Traditionally, certain treatments, including omentoplasty, perineal mesh placement, and flap reconstruction, have been performed to reduce PWC incidence following RA [37]. More recently, negative pressure wound therapy (NPWT) for the perineal wound following RA was reported as a new wound management technique [38]. For primary closed perineal wounds following RA, NPWT was associated with a reduced incidence of perineal SSI compared with only a gauze dressing [39]. On the other hand, van der Valk MJM et al. [40] reported in a pilot study that incisional NPWT decreased the duration of wound healing but did not reduce the rate of wound complications. The significance of NPWT for PWC following RA is still unknown. On the other hand, the rate of postoperarive complications excluding PWC was similar between the two groups. Urinary complications did not increase by an initial perineal approach in RA.
The third advantage was that positive CRM was significantly lower in the perineal group than in the conventional group. CRM is an important aspect in minimizing local recurrence after rectal cancer surgery [34, 35]. In this series, although there were no patients with positive CRM in the perineal group, four male patients in the conventional group presented positive CRM. For these four patients, the tumor was located at the anterior aspect of the lower rectum. RA with an initial perineal approach has the advantage of surgical margin safety due to direct visual observation during rectum dissection, especially when the tumor is located at the anterior aspect of the rectum. The result in this study might be due to the advantage of this approach, but there was no difference in the rate of recurrence between the two groups.

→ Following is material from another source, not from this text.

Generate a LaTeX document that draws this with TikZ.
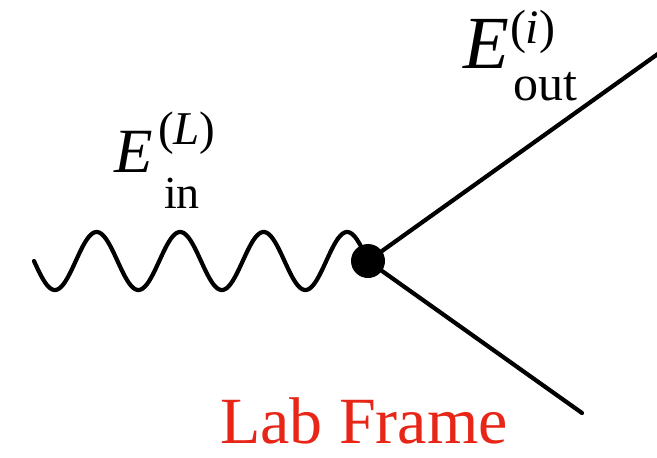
\documentclass[tikz,border=0pt]{standalone}
\usepackage{fontspec}
\setmainfont{Liberation Serif}
\definecolor{labred}{RGB}{232,38,24}
\tikzset{
  lineseg/.style={line width=4.2pt, line cap=round},
  dotnode/.style={circle, fill=black, inner sep=0pt, minimum size=34pt},
  txt/.style={anchor=base west, inner sep=0pt, outer sep=0pt},
}
\newcommand{\fs}[1]{\fontsize{#1}{#1}\selectfont}
\begin{document}
\begin{tikzpicture}[x=1pt,y=-1pt]
\useasboundingbox (0,0) rectangle (657,458);
% wave
\coordinate (w) at (34,261);
\node[dotnode] (v) at (368,261) {};
\draw[lineseg, line join=round] plot[domain=34:368, samples=240, smooth] (\x, {261+29*sin(4.3114*(\x-34))});
% outgoing lines
\coordinate (a) at (662,51);
\coordinate (b) at (582,413);
\draw[lineseg] (v.center) -- (a);
\draw[lineseg] (v.center) -- (b);
% labels
\node[txt] (ein) at (114,172) {\fs{63}\itshape E};
\node[txt] (einsup) at (158,144) {\fs{47}(\textit{L})};
\node[txt] (einsub) at (164,208) {\fs{46}in};
\node[txt] (eout) at (463,68) {\fs{75}\itshape E};
\node[txt] (eoutsup) at (510,43) {\fs{48}(\textit{i})};
\node[txt] (eoutsub) at (513,100) {\fs{50}out};
\node[txt, text=labred] (lab) at (220,443) {\fs{66}Lab Frame};
\end{tikzpicture}
\end{document}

There were some limitations in this study. First, the sample number of patients who underwent RA, especially those who underwent laparoscopic surgery, was very small; there were 12 patients in the perineal group and 4 patients in the conventional group. This was a retrospective and nonrandomized study. The results may have been affected by its retrospective design for selective primary anorectal carcinoma. Additionally, although possible PWCs were diagnosed by two surgeons who routinely conducted rounds after surgery to observe the wounds, there was a risk of underreporting the incidence of PWC following RA. Second, the decision of whether a patient should undergo the initial perineal approach or initial abdominal approach was not standardized. In this study, the surgical approach for RA was chosen according to surgeon’s preference. It was not known whether the decision was made based on tumor characteristics or other factors. The surgeon alone characterized the operation as either an initial perineal or initial abdominal approach.